* START *
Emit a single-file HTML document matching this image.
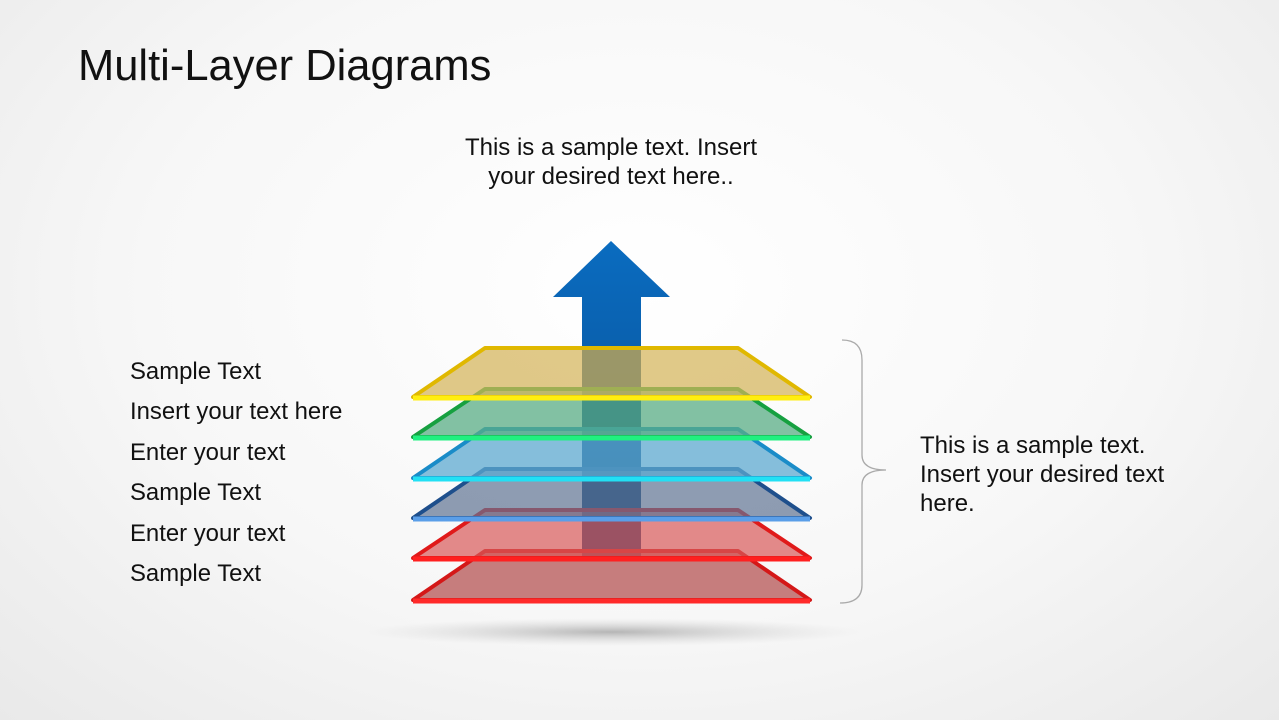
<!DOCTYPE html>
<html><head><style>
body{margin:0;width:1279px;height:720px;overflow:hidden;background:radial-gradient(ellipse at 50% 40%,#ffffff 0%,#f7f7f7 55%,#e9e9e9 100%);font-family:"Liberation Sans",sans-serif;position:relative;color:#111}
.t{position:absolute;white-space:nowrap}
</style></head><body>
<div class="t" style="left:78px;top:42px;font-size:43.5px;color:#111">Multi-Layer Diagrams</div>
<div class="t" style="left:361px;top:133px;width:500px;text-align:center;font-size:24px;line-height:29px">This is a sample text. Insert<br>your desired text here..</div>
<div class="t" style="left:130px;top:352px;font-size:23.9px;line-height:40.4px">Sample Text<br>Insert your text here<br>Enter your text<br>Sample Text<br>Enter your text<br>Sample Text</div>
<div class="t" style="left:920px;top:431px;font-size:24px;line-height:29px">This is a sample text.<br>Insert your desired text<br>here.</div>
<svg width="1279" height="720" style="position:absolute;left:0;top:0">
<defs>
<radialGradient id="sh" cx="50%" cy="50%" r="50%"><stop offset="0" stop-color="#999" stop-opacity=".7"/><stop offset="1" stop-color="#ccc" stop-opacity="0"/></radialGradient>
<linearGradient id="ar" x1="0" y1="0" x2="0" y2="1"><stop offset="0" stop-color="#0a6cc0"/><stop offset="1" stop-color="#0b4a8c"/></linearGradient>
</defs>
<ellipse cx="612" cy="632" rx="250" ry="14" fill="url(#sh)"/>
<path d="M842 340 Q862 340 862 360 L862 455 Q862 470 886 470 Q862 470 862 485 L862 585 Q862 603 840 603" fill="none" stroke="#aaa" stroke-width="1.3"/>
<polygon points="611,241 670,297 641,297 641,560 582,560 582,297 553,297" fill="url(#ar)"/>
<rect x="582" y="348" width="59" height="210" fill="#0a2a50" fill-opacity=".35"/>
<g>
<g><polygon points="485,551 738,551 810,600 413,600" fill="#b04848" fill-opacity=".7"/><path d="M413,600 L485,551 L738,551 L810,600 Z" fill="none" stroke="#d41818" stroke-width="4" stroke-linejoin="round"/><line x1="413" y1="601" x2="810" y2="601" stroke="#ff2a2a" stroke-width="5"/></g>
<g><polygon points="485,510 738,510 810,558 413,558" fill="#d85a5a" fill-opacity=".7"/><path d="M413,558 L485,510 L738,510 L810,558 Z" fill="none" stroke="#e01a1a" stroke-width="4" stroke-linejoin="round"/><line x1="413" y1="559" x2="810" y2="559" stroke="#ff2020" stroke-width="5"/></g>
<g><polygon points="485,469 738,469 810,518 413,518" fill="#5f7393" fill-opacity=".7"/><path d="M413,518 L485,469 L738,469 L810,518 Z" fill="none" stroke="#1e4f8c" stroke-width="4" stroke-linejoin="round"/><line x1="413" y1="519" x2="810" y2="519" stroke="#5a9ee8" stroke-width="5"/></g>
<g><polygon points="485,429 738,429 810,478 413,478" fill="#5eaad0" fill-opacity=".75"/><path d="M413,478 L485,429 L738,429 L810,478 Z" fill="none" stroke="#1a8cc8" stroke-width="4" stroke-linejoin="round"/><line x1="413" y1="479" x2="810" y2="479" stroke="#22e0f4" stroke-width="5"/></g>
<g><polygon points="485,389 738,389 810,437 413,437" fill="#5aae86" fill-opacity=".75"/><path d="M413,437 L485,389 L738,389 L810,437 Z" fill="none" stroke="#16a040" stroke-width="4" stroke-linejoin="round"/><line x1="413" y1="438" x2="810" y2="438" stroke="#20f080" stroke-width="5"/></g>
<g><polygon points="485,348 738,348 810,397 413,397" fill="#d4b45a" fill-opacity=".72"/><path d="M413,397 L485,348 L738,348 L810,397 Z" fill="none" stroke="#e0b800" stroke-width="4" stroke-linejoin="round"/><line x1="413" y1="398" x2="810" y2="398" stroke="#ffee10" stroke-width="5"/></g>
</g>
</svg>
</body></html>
* END *
* START *
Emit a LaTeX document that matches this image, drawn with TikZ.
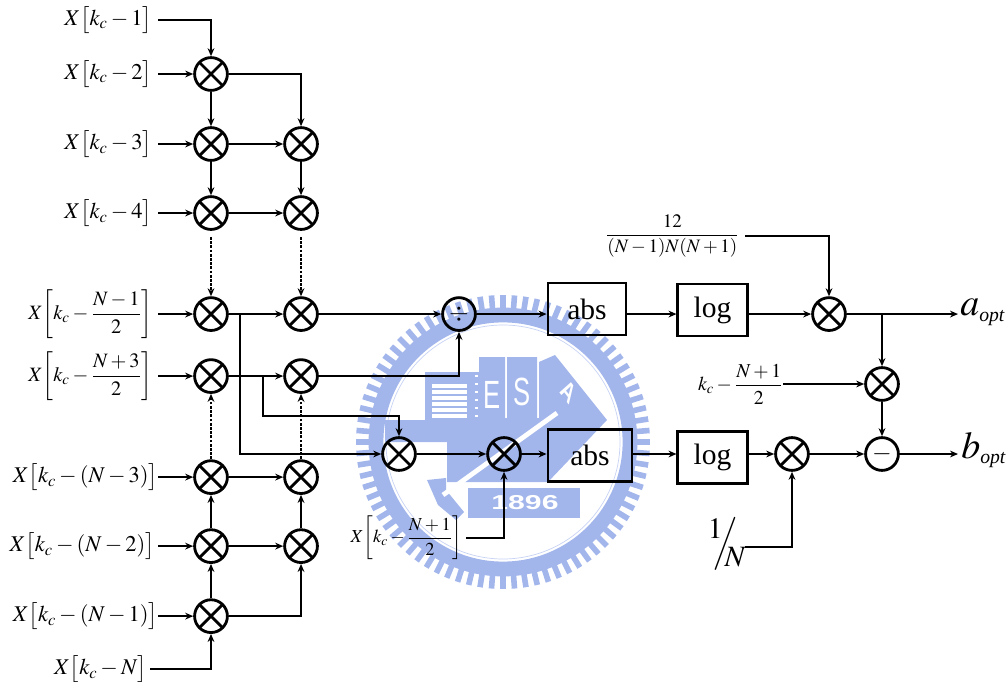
* END *
### Exercise aim
Report only the number of lines that hold the string "Emit" in this listing.

### Result of the task
2